» Task goal
Return the count of lines that mention "this", with no other words.

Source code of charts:
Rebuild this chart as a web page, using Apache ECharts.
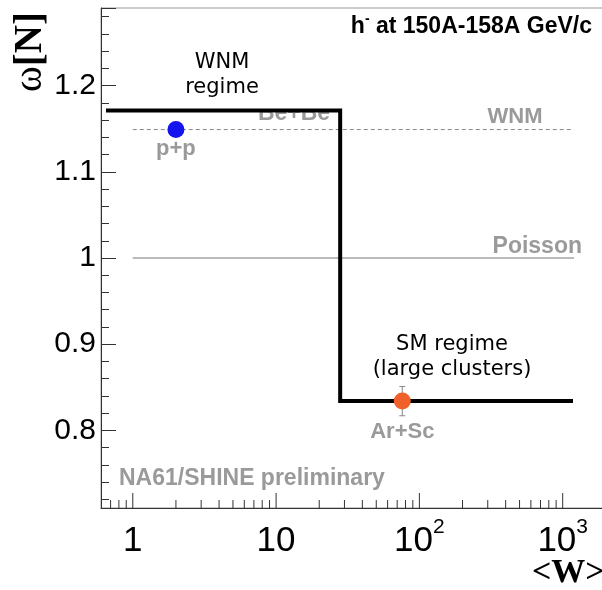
<!DOCTYPE html>
<html>
<head>
<meta charset="utf-8">
<script src="https://cdn.jsdelivr.net/npm/echarts@6/dist/echarts.min.js"></script>
<style>
html,body{margin:0;padding:0;background:#fff;}
#chart{width:602px;height:590px;}
</style>
</head>
<body>
<div id="chart"></div>
<script>
// ---- data ----
const stepW = [0.65, 28, 28, 1180];
const stepOmega = [1.171, 1.171, 0.834, 0.834];
const wnmLineW = [1, 1200];
const wnmLineOmega = [1.149, 1.149];
const poissonW = [1, 1200];
const poissonOmega = [1.0, 1.0];
const ppW = [2.0];
const ppOmega = [1.149];
const ppLabels = ['p+p'];
const arScW = [76];
const arScOmega = [0.834];
const arScErr = [0.017];
const arScLabels = ['Ar+Sc'];
const xMajorTickValues = [1, 10, 100, 1000];
const xTickLabels = ['1', '10', '10^2', '10^3'];
const xMinorTickValues = [0.7, 0.8, 0.9, 2, 3, 4, 5, 6, 7, 8, 9, 20, 30, 40, 50, 60, 70, 80, 90,
  200, 300, 400, 500, 600, 700, 800, 900, 2000, 3000, 4000, 5000, 6000, 7000, 8000, 9000];

const Y_MIN = 0.71, Y_MAX = 1.29, X_MIN = 0.6, X_MAX = 9230;

const zip = (a, b) => a.map((v, i) => [v, b[i]]);
const GRAY = '#9a9a9a';
const AX = '#333';

function tickSeries(name, values, len) {
  return {
    type: 'custom', name: name, z: 1, silent: true, clip: false,
    data: values.map(v => [v, Y_MIN]),
    encode: { x: 0, y: 1 },
    renderItem: function (params, api) {
      const p = api.coord([api.value(0), api.value(1)]);
      return { type: 'line', shape: { x1: p[0], y1: p[1], x2: p[0], y2: p[1] - len }, style: { stroke: AX, lineWidth: 1 } };
    }
  };
}

const chart = echarts.init(document.getElementById('chart'));
const option = {
  animation: false,
  grid: { left: 101, top: 8, width: 600, height: 500, containLabel: false, outerBoundsMode: 'none',
    show: true, borderColor: '#999', borderWidth: 1, backgroundColor: 'transparent' },
  xAxis: {
    type: 'log', logBase: 10, min: X_MIN, max: X_MAX,
    axisLine: { show: true, lineStyle: { color: AX, width: 1 } },
    axisTick: { show: false },
    minorTick: { show: false },
    splitLine: { show: false },
    axisLabel: {
      margin: 9, interval: 0, hideOverlap: false,
      formatter: function (v) {
        const i = xMajorTickValues.findIndex(t => Math.abs(t - v) / t < 1e-6);
        if (i < 0) return '';
        const parts = xTickLabels[i].split('^');
        return '{base|' + parts[0] + '}' + (parts[1] ? '{sup|' + parts[1] + '}' : '');
      },
      rich: {
        base: { fontSize: 35, fontFamily: 'Liberation Sans', color: '#000', lineHeight: 48 },
        sup: { fontSize: 21, fontFamily: 'Liberation Sans', color: '#000', lineHeight: 21, verticalAlign: 'top' }
      }
    }
  },
  yAxis: {
    type: 'value', min: Y_MIN, max: Y_MAX, splitNumber: 5,
    axisLine: { show: true, lineStyle: { color: AX, width: 1 } },
    axisTick: { show: true, inside: true, length: 15, lineStyle: { color: AX } },
    minorTick: { show: true, splitNumber: 5, length: 8, lineStyle: { color: AX } },
    splitLine: { show: false },
    axisLabel: {
      showMinLabel: false, showMaxLabel: false,
      margin: 5, fontSize: 30, fontFamily: 'Liberation Sans', color: '#000',
      padding: [6, 0, 0, 0]
    }
  },
  series: [
    tickSeries('xMinorTicks', xMinorTickValues, 8),
    tickSeries('xMajorTicks', xMajorTickValues, 15),
    {
      type: 'line', name: 'Poisson', z: 2, symbol: 'none', silent: true,
      data: zip(poissonW, poissonOmega),
      lineStyle: { color: '#777', width: 1 }
    },
    {
      type: 'line', name: 'WNM', z: 2, symbol: 'none', silent: true,
      data: zip(wnmLineW, wnmLineOmega),
      lineStyle: { color: '#888', width: 1, type: [4, 3] }
    },
    {
      type: 'line', name: 'step', z: 4, symbol: 'none', silent: true,
      data: zip(stepW, stepOmega),
      lineStyle: { color: '#000', width: 4, cap: 'butt', join: 'miter' }
    },
    {
      type: 'custom', name: 'ArScErr', z: 5, silent: true,
      data: arScW.map((w, i) => [w, arScOmega[i] - arScErr[i], arScOmega[i] + arScErr[i]]),
      encode: { x: 0, y: [1, 2] },
      renderItem: function (params, api) {
        const lo = api.coord([api.value(0), api.value(1)]);
        const hi = api.coord([api.value(0), api.value(2)]);
        const c = 3;
        const st = { stroke: '#888', lineWidth: 1 };
        return { type: 'group', children: [
          { type: 'line', shape: { x1: lo[0], y1: lo[1], x2: hi[0], y2: hi[1] }, style: st },
          { type: 'line', shape: { x1: lo[0] - c, y1: lo[1], x2: lo[0] + c, y2: lo[1] }, style: st },
          { type: 'line', shape: { x1: hi[0] - c, y1: hi[1], x2: hi[0] + c, y2: hi[1] }, style: st }
        ] };
      }
    },
    {
      type: 'scatter', name: 'p+p', z: 6, symbol: 'circle', symbolSize: 17,
      data: zip(ppW, ppOmega),
      itemStyle: { color: '#1414ee', opacity: 1 },
      label: { show: true, position: 'bottom', distance: 0, formatter: p => ppLabels[p.dataIndex],
        fontSize: 22, fontWeight: 'bold', fontFamily: 'Liberation Sans', color: GRAY }
    },
    {
      type: 'scatter', name: 'Ar+Sc', z: 6, symbol: 'circle', symbolSize: 17,
      data: zip(arScW, arScOmega),
      itemStyle: { color: '#f0602a', opacity: 1 },
      label: { show: true, position: 'bottom', distance: 11, formatter: p => arScLabels[p.dataIndex],
        fontSize: 22, fontWeight: 'bold', fontFamily: 'Liberation Sans', color: GRAY }
    }
  ],
  graphic: [
    { type: 'text', z: 1, x: 294, y: 114, style: { text: 'Be+Be', fontSize: 23, fontWeight: 'bold', fontFamily: 'Liberation Sans', fill: GRAY, align: 'center', verticalAlign: 'middle' } },
    { type: 'rect', z: 2, shape: { x: 250, y: 98, width: 90, height: 13 }, style: { fill: '#fff' } },
    { type: 'text', z: 10, x: 515, y: 117, style: { text: 'WNM', fontSize: 22, fontWeight: 'bold', fontFamily: 'Liberation Sans', fill: GRAY, align: 'center', verticalAlign: 'middle' } },
    { type: 'text', z: 10, x: 582, y: 247, style: { text: 'Poisson', fontSize: 23, fontWeight: 'bold', fontFamily: 'Liberation Sans', fill: GRAY, align: 'right', verticalAlign: 'middle' } },
    { type: 'text', z: 10, x: 119, y: 479, style: { text: 'NA61/SHINE preliminary', fontSize: 23, fontWeight: 'bold', fontFamily: 'Liberation Sans', fill: GRAY, align: 'left', verticalAlign: 'middle' } },
    { type: 'text', z: 10, x: 222, y: 75, style: { text: 'WNM\nregime', fontSize: 21, lineHeight: 25, fontFamily: 'DejaVu Sans', fill: '#000', align: 'center', verticalAlign: 'middle' } },
    { type: 'text', z: 10, x: 452, y: 357, style: { text: 'SM regime\n(large clusters)', fontSize: 21, lineHeight: 25.5, fontFamily: 'DejaVu Sans', fill: '#000', align: 'center', verticalAlign: 'middle' } },
    { type: 'text', z: 10, x: 592, y: 27, style: {
        text: '{b|h}{s|-}{b| at 150A-158A GeV/c}', align: 'right', verticalAlign: 'middle',
        rich: {
          b: { fontSize: 23, fontWeight: 'bold', fontFamily: 'Liberation Sans', fill: '#000', lineHeight: 30 },
          s: { fontSize: 14, fontWeight: 'bold', fontFamily: 'Liberation Sans', fill: '#000', lineHeight: 14, verticalAlign: 'top' }
        } } },
    { type: 'text', z: 10, x: 31, y: 52, rotation: Math.PI / 2, style: {
        text: '{w|ω}{n|[N]}', align: 'center', verticalAlign: 'middle',
        rich: {
          w: { fontSize: 39, fontFamily: 'Liberation Serif', fill: '#000' },
          n: { fontSize: 39, fontWeight: 'bold', fontFamily: 'Liberation Serif', fill: '#000' }
        } } },
    { type: 'text', z: 10, x: 532, y: 573, style: { text: '<W>', fontSize: 34, fontWeight: 'bold', fontFamily: 'Liberation Serif', fill: '#000', align: 'left', verticalAlign: 'middle' } }
  ]
};
chart.setOption(option);
</script>
</body>
</html>
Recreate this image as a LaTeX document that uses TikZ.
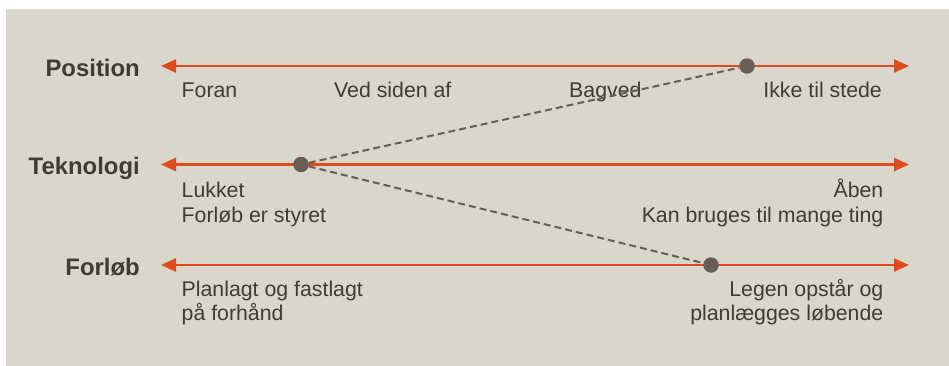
\documentclass[tikz,border=0pt]{standalone}
\usepackage{fontspec}
\setmainfont{Liberation Sans}
\usepackage{xcolor}
\usetikzlibrary{positioning, arrows.meta}

\definecolor{panel}{HTML}{D9D6CB}
\definecolor{axisred}{HTML}{E04B1B}
\definecolor{dotgray}{HTML}{665E57}
\definecolor{ink}{HTML}{403B36}

\begin{document}
\begin{tikzpicture}[x=1pt, y=-1pt, % one unit per pixel, y grows downwards
  >={Triangle[length=15pt, width=13pt]}, % filled heads on the scales
  scale line/.style={<->, line width=2.5pt, draw=axisred}, % the three orange scales
  heading/.style={font=\fontsize{23.9}{28}\selectfont\bfseries, text=ink, inner sep=0pt}, % bold names left of the scales
  note/.style={font=\fontsize{21.3}{24.5}\selectfont, text=ink, inner sep=0pt}, % small texts under the scales
  marker/.style={circle, fill=dotgray, minimum size=15.5pt, inner sep=0pt}, % chosen point on a scale
  link/.style={line width=2pt, draw=dotgray, dash pattern=on 7pt off 4pt}, % dashed profile line
]
    % background panel
    \fill[panel] (6,9) rectangle (949,366);
    \useasboundingbox (0,0) rectangle (949,366);

    % end points of the scales
    \coordinate (posL) at (161,66);
    \coordinate (posR) at (909,66);
    \coordinate (tekL) at (161,164.5);
    \coordinate (tekR) at (909,164.5);
    \coordinate (forL) at (161,265);
    \coordinate (forR) at (909,265);

    \draw[scale line] (posL) -- (posR);
    \draw[scale line] (tekL) -- (tekR);
    \draw[scale line] (forL) -- (forR);

    % names of the scales
    \node[heading, left=21pt of posL, anchor=base east, yshift=-10.5pt] (position) {Position};
    \node[heading, left=21pt of tekL, anchor=base east, yshift=-10.5pt] (teknologi) {Teknologi};
    \node[heading, left=21pt of forL, anchor=base east, yshift=-10.5pt] (forlob) {Forløb};

    % Position
    \node[note, anchor=base west] (foran) at (181.5,97.5) {Foran};
    \node[note, anchor=base west] (vedsiden) at (334,97.5) {Ved siden af};
    \node[note, anchor=base west] (bagved) at (569,97.5) {Bagved};
    \node[note, anchor=base east] (ikke) at (882,97.5) {Ikke til stede};

    % Teknologi (base = last line)
    \node[note, anchor=base west, align=left] (lukket) at (181.5,222) {Lukket\\Forløb er styret};
    \node[note, anchor=base east, align=right] (aaben) at (883.5,222) {Åben\\Kan bruges til mange ting};

    % Forløb
    \node[note, anchor=base west, align=left] (planlagt) at (181.5,320.5) {Planlagt og fastlagt\\på forhånd};
    \node[note, anchor=base east, align=right] (legen) at (883.5,320.5) {Legen opstår og\\planlægges løbende};

    % chosen profile
    \node[marker] (posdot) at (747,66) {};
    \node[marker] (tekdot) at (301,164.5) {};
    \node[marker] (fordot) at (711,265) {};

    \draw[link] (tekdot) -- (posdot);
    \draw[link] (tekdot) -- (fordot);
\end{tikzpicture}
\end{document}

» Finished task
2